Different types of quantum sensors and ultraprecise metrology devices are already available at budding phases of the concept in research labs. The first models can detect tiny electrical and magnetic signals or provide new data extraction systems from the environment and image gathering. The second models enable, for instance, the construction of synchronization systems that are more precise. By the end of the next decade, it is expected that the commercial development of this field will make an impact on materials analysis, navigation systems or synchronization network systems and financial networks, among others.

More long-term objectives are to create quantum computers and simulators. There are currently prototypes based on a few quantum elements, even though they can only be used in trivial operations and without any practical application. Quantum computation is a paradigm different to that of traditional digital computation. Quantum computers exploit their ability to simultaneously evolve into different states. Rather than using bits that have a 0 or 1 value, they are based on qbits –quantum bits– which consist in the superposition of both states and, when processed, these quantum computers can calculate some operations exponentially much faster than classic computers. In a nutshell: quantum computers could process operations of impossible complexity for a conventional computer. It is worth of mention that the physical phenomena are extremely sensible so constructing these machines in a big format would be a formidable challenge. It is expected that quantum simulators will perhaps arrive at the end of the next decade.  These are analogic quantum machines that imitate the behaviour of a specific quantum system. Within the QTF framework, among many others, it will be attempted to develop simulators of complex molecules behaviour of interest to design new drugs as well as simulators on the possible existence of superconductive materials at room temperature.

 

Business opportunity

Leading companies from the computational sector such as Microsoft, Intel or IBM as well as companies focusing their activity on the manipulation of huge amounts of data such as Google have made strategic investments in quantum computation and maintain an active role. This also applies to companies that commercialize telecommunication components. In Europe, paradoxically, one of the most active is a China-based company, Huawei. In turn, companies from other sectors such as Siemens, Bosch, Thales or Airbus keep an unambiguous proactive approach in the development of quantum technologies.

In this context, it is important to highlight the potentialities of quantum technologies to launch newly-created companies. Cybersecurity applications are a paradigmatic example. Moreover, quantum technologies are based on a few distinguishing features, different to those of many other types of technologies and materials unrelated with quantum. Thus, QTF’s steps forward are important for classic technologies that will have a direct impact in industries and other areas. The new materials are only one example of many.

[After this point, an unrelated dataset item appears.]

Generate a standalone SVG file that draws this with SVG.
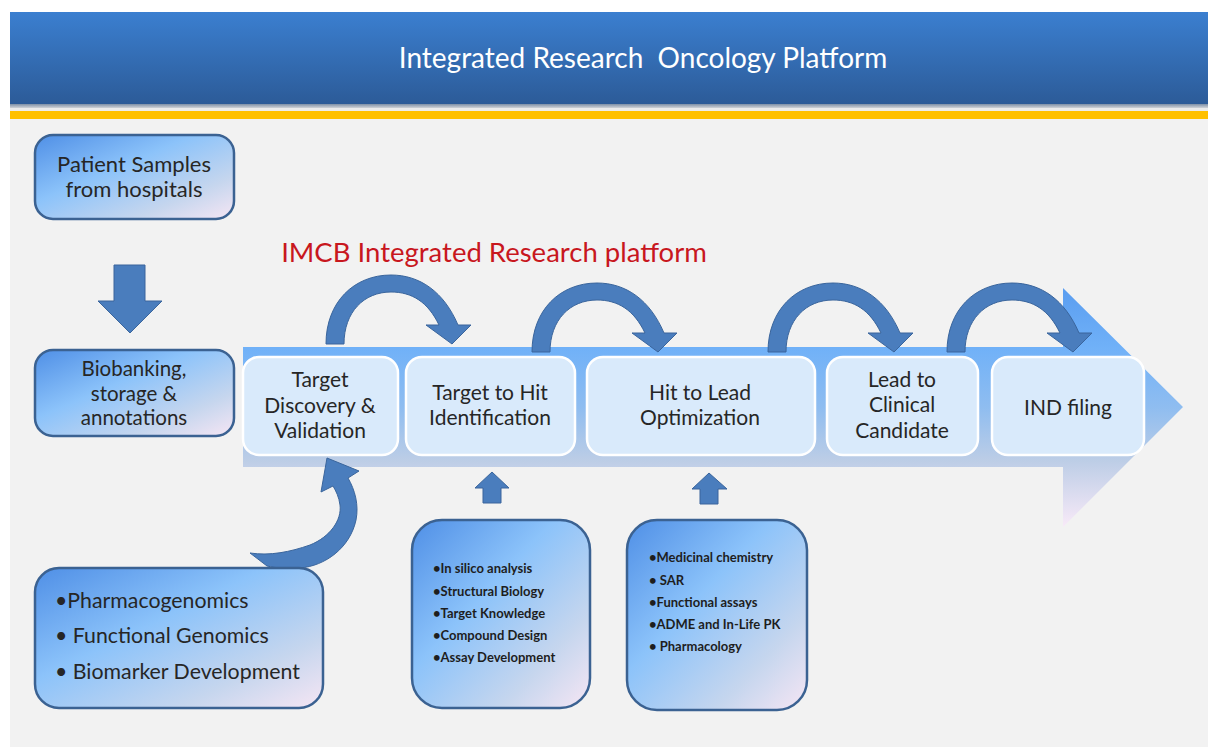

In a globalized world like ours, the potential regional or national benefit in technological breakthroughs to generate wealth and new workplaces depends on a similar level of international competitiveness, among other factors. The QTF represents a unique opportunity to be part of a all-encompasing European project that will generate significant spin-offs. The European countries have shown their commitment as regards significant national investments to integrate spearheaded teams that will create key parts for knowledge and the intellectual and industrial property. Globally, our country start from a disadvantaged position, however, it needs to take advantage of each and every asset available, no matter what. Some national companies should actively participate in the QTF through projects that will be further pursued and executed. Even companies that may now seem to be unrelated in relation to quantum technology should keep an eye open on upcoming breakthroughs, from an opportunity application perspective, that are, as yet, unpredictable but will undoubtedly appear in the future. Ultimately, as Niels Borh, one of the main creators of quantum physics, said: It’s hard to make predictions, especially about the future.